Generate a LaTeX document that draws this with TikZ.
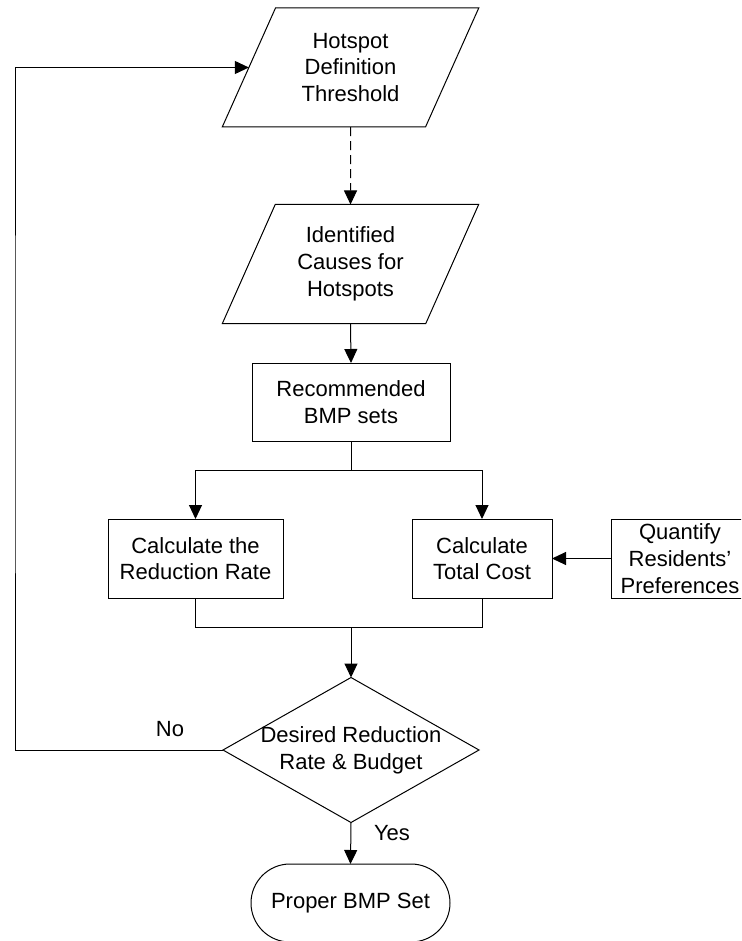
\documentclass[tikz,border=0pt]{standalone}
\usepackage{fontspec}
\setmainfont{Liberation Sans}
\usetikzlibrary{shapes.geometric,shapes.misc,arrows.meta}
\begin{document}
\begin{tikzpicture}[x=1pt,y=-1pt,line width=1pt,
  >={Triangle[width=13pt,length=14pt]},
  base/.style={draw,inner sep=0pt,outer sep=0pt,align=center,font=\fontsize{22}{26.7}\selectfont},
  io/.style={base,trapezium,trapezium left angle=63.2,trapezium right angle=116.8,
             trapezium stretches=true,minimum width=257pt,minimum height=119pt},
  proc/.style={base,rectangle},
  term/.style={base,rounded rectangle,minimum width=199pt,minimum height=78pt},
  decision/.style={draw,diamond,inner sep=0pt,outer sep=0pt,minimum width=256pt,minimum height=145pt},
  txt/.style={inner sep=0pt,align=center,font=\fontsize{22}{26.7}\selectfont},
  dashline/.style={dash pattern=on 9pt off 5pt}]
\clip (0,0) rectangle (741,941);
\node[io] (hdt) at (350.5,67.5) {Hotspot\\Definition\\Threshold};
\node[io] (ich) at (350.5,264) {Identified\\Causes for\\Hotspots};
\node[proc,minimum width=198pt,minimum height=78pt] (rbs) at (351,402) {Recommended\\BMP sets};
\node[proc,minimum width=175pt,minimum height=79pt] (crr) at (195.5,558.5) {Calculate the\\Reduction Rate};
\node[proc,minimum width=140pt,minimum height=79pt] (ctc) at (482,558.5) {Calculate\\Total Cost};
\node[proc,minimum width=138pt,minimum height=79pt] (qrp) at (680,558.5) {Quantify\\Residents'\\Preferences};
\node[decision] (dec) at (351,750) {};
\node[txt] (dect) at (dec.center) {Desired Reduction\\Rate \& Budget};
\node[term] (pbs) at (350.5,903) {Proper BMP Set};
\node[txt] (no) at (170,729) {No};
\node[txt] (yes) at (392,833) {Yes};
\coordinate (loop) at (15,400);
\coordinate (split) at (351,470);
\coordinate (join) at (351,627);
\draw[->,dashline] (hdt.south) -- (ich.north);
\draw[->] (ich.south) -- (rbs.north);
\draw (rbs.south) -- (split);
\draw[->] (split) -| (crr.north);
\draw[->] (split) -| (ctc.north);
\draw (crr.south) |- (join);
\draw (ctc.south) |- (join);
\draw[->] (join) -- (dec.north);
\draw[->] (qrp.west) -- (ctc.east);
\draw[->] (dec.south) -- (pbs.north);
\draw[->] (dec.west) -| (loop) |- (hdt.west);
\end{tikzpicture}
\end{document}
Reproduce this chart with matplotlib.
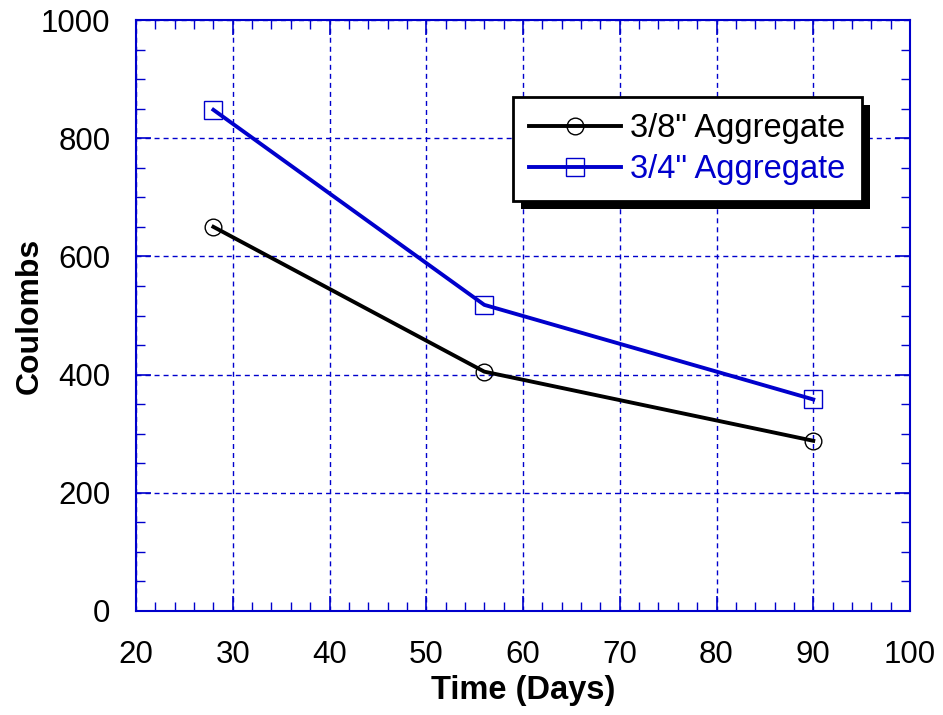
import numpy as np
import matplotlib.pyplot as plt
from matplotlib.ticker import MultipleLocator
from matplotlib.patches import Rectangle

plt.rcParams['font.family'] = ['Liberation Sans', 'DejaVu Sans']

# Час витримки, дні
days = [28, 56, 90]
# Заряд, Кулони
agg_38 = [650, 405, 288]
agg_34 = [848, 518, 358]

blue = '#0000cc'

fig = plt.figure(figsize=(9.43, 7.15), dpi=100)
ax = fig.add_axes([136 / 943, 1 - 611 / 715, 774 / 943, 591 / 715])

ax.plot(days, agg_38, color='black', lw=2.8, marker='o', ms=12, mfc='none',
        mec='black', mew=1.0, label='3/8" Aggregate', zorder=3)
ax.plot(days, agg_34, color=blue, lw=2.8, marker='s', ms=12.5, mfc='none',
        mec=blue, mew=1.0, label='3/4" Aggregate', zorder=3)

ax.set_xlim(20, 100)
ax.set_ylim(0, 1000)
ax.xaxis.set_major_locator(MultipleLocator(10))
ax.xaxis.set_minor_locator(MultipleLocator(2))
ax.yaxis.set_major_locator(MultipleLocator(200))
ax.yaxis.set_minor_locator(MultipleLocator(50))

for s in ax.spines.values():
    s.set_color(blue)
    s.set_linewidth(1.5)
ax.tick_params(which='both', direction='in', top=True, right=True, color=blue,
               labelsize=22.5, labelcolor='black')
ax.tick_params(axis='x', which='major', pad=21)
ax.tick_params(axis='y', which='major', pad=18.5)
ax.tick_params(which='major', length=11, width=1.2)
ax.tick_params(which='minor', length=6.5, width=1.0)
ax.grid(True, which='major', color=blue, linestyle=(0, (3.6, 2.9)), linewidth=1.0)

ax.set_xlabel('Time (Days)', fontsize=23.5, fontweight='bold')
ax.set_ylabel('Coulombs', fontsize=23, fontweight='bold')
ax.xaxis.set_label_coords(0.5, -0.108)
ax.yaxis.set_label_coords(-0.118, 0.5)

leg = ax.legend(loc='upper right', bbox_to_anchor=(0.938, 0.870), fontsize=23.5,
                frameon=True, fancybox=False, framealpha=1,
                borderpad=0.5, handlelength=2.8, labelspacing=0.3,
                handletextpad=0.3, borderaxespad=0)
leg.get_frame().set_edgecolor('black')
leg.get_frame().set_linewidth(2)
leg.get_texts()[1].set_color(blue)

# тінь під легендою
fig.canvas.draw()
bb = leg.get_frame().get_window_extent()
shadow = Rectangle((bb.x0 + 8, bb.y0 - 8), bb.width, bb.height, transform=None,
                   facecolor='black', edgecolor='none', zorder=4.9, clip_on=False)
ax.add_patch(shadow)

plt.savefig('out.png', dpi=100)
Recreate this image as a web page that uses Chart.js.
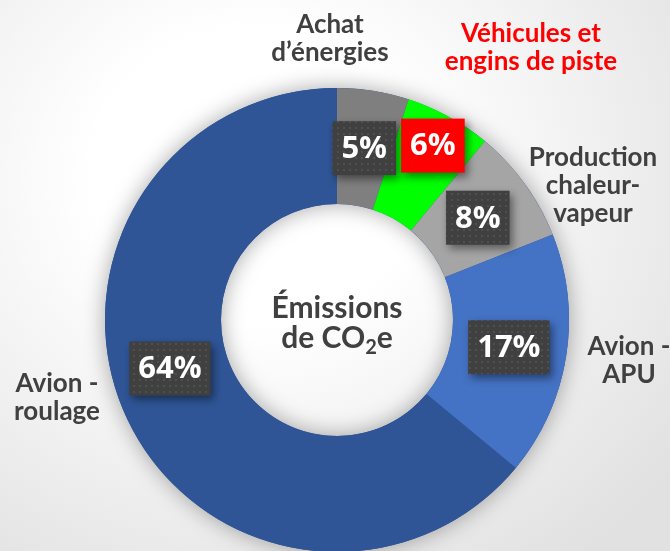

— What to produce —
In the entries above, find the line that contains "Reproduce this chart with matplotlib." and the line that contains "plt.rcParams['font.family'] = ['Liberation". Reproduce exactly those two lines and every line between them, but not the pictures.

— Response for this exercise —
Reproduce this chart with matplotlib.
import numpy as np
import matplotlib.pyplot as plt
from matplotlib.ticker import MultipleLocator
from matplotlib.patches import Rectangle

plt.rcParams['font.family'] = ['Liberation Sans', 'DejaVu Sans']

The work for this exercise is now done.